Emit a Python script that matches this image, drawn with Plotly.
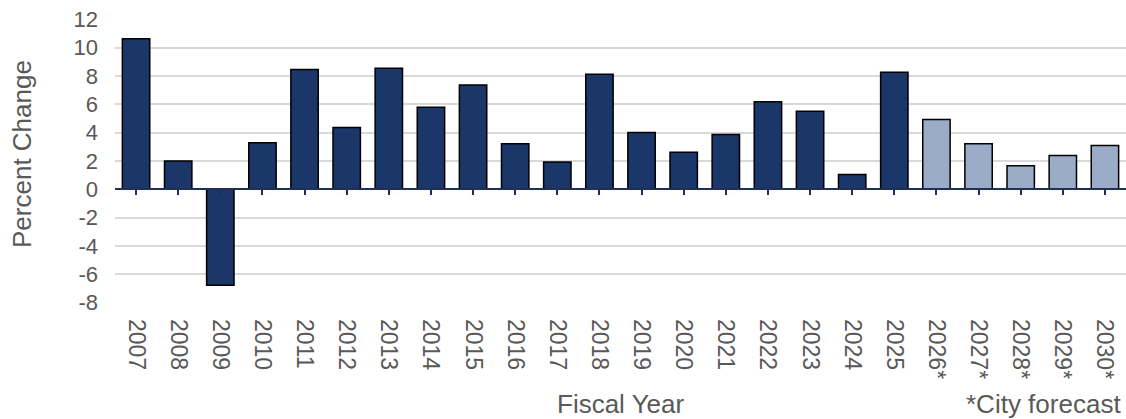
import plotly.graph_objects as go

# Fiscal years; starred years are city forecasts
fiscal_years = ["2007", "2008", "2009", "2010", "2011", "2012", "2013", "2014",
                "2015", "2016", "2017", "2018", "2019", "2020", "2021", "2022",
                "2023", "2024", "2025", "2026*", "2027*", "2028*", "2029*", "2030*"]
percent_change = [10.63, 2.0, -6.77, 3.29, 8.46, 4.37, 8.55, 5.80,
                  7.36, 3.22, 1.93, 8.13, 4.02, 2.61, 3.88, 6.18,
                  5.52, 1.04, 8.27, 4.94, 3.22, 1.67, 2.38, 3.10]
is_forecast = [y.endswith("*") for y in fiscal_years]

y_ticks = list(range(-8, 13, 2))
y_tick_text = [str(v) for v in y_ticks]  # plain hyphen for negatives

ACTUAL = "#1B3668"
FORECAST = "#9AACC8"
TEXT = "#595959"
FONT = "Arial, Liberation Sans, sans-serif"

fig = go.Figure()
fig.add_trace(go.Bar(
    x=fiscal_years,
    y=percent_change,
    marker=dict(color=[FORECAST if f else ACTUAL for f in is_forecast],
                line=dict(color="#000000", width=1.5)),
    hoverinfo="x+y",
))
# helper trace so the zero-crossing category axis gets drawn
fig.add_trace(go.Scatter(x=fiscal_years, y=[0] * len(fiscal_years),
                         xaxis="x2", mode="markers", opacity=0,
                         hoverinfo="skip", showlegend=False))

M_L, M_T, M_B = 115, 19, 116
y_min, y_max = -8, 12
x_range = [-0.5, len(fiscal_years) - 0.5]

fig.update_layout(
    width=1126, height=419,
    margin=dict(l=M_L, r=0, t=M_T, b=M_B),
    plot_bgcolor="white", paper_bgcolor="white",
    showlegend=False,
    bargap=0.35,
    font=dict(family=FONT, color=TEXT),
    xaxis=dict(
        type="category",
        range=x_range,
        tickangle=90,
        tickfont=dict(size=23, color=TEXT),
        ticks="",
        showgrid=False, showline=False, zeroline=False,
        ticklabelstandoff=15,
    ),
    xaxis2=dict(
        type="category",
        matches="x",
        overlaying="x",
        anchor="free",
        position=(0 - y_min) / (y_max - y_min),
        showticklabels=False,
        ticks="outside", ticklen=5, tickwidth=1.5, tickcolor="#1F2F55",
        showline=True, linecolor="#1F2F55", linewidth=1.5,
        showgrid=False, zeroline=False,
    ),
    yaxis=dict(
        range=[y_min - 0.03, y_max + 0.03],
        tickvals=y_ticks,
        ticktext=y_tick_text,
        tickfont=dict(size=22, color=TEXT),
        showgrid=True, gridcolor="#D9D9D9", gridwidth=1.6,
        zeroline=False, showline=False, ticks="",
        ticklabelstandoff=16,
    ),
)

plot_h = 419 - M_T - M_B
plot_w = 1126 - M_L


def px_to_paper_y(py):
    return (419 - M_B - py) / plot_h


def px_to_paper_x(px):
    return (px - M_L) / plot_w


fig.add_annotation(text="Fiscal Year", xref="paper", yref="paper",
                   x=0.5, y=px_to_paper_y(404), xanchor="center", yanchor="middle",
                   showarrow=False, font=dict(size=26, color=TEXT))
fig.add_annotation(text="*City forecast", xref="paper", yref="paper",
                   x=px_to_paper_x(1123), y=px_to_paper_y(404), xanchor="right",
                   yanchor="middle", showarrow=False, font=dict(size=26, color=TEXT))
fig.add_annotation(text="Percent Change", xref="paper", yref="paper",
                   x=px_to_paper_x(22), y=px_to_paper_y(154), xanchor="center",
                   yanchor="middle", textangle=-90, showarrow=False,
                   font=dict(size=26, color=TEXT))

fig.write_html("out.html")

Directions
Reproduce the data verbatim. Do not carry any picture into the copy.

The completed task
Emit a Python script that matches this image, drawn with Plotly.
import plotly.graph_objects as go

# Fiscal years; starred years are city forecasts
fiscal_years = ["2007", "2008", "2009", "2010", "2011", "2012", "2013", "2014",
                "2015", "2016", "2017", "2018", "2019", "2020", "2021", "2022",
                "2023", "2024", "2025", "2026*", "2027*", "2028*", "2029*", "2030*"]
percent_change = [10.63, 2.0, -6.77, 3.29, 8.46, 4.37, 8.55, 5.80,
                  7.36, 3.22, 1.93, 8.13, 4.02, 2.61, 3.88, 6.18,
                  5.52, 1.04, 8.27, 4.94, 3.22, 1.67, 2.38, 3.10]
is_forecast = [y.endswith("*") for y in fiscal_years]

y_ticks = list(range(-8, 13, 2))
y_tick_text = [str(v) for v in y_ticks]  # plain hyphen for negatives

ACTUAL = "#1B3668"
FORECAST = "#9AACC8"
TEXT = "#595959"
FONT = "Arial, Liberation Sans, sans-serif"

fig = go.Figure()
fig.add_trace(go.Bar(
    x=fiscal_years,
    y=percent_change,
    marker=dict(color=[FORECAST if f else ACTUAL for f in is_forecast],
                line=dict(color="#000000", width=1.5)),
    hoverinfo="x+y",
))
# helper trace so the zero-crossing category axis gets drawn
fig.add_trace(go.Scatter(x=fiscal_years, y=[0] * len(fiscal_years),
                         xaxis="x2", mode="markers", opacity=0,
                         hoverinfo="skip", showlegend=False))

M_L, M_T, M_B = 115, 19, 116
y_min, y_max = -8, 12
x_range = [-0.5, len(fiscal_years) - 0.5]

fig.update_layout(
    width=1126, height=419,
    margin=dict(l=M_L, r=0, t=M_T, b=M_B),
    plot_bgcolor="white", paper_bgcolor="white",
    showlegend=False,
    bargap=0.35,
    font=dict(family=FONT, color=TEXT),
    xaxis=dict(
        type="category",
        range=x_range,
        tickangle=90,
        tickfont=dict(size=23, color=TEXT),
        ticks="",
        showgrid=False, showline=False, zeroline=False,
        ticklabelstandoff=15,
    ),
    xaxis2=dict(
        type="category",
        matches="x",
        overlaying="x",
        anchor="free",
        position=(0 - y_min) / (y_max - y_min),
        showticklabels=False,
        ticks="outside", ticklen=5, tickwidth=1.5, tickcolor="#1F2F55",
        showline=True, linecolor="#1F2F55", linewidth=1.5,
        showgrid=False, zeroline=False,
    ),
    yaxis=dict(
        range=[y_min - 0.03, y_max + 0.03],
        tickvals=y_ticks,
        ticktext=y_tick_text,
        tickfont=dict(size=22, color=TEXT),
        showgrid=True, gridcolor="#D9D9D9", gridwidth=1.6,
        zeroline=False, showline=False, ticks="",
        ticklabelstandoff=16,
    ),
)

plot_h = 419 - M_T - M_B
plot_w = 1126 - M_L


def px_to_paper_y(py):
    return (419 - M_B - py) / plot_h


def px_to_paper_x(px):
    return (px - M_L) / plot_w


fig.add_annotation(text="Fiscal Year", xref="paper", yref="paper",
                   x=0.5, y=px_to_paper_y(404), xanchor="center", yanchor="middle",
                   showarrow=False, font=dict(size=26, color=TEXT))
fig.add_annotation(text="*City forecast", xref="paper", yref="paper",
                   x=px_to_paper_x(1123), y=px_to_paper_y(404), xanchor="right",
                   yanchor="middle", showarrow=False, font=dict(size=26, color=TEXT))
fig.add_annotation(text="Percent Change", xref="paper", yref="paper",
                   x=px_to_paper_x(22), y=px_to_paper_y(154), xanchor="center",
                   yanchor="middle", textangle=-90, showarrow=False,
                   font=dict(size=26, color=TEXT))

fig.write_html("out.html")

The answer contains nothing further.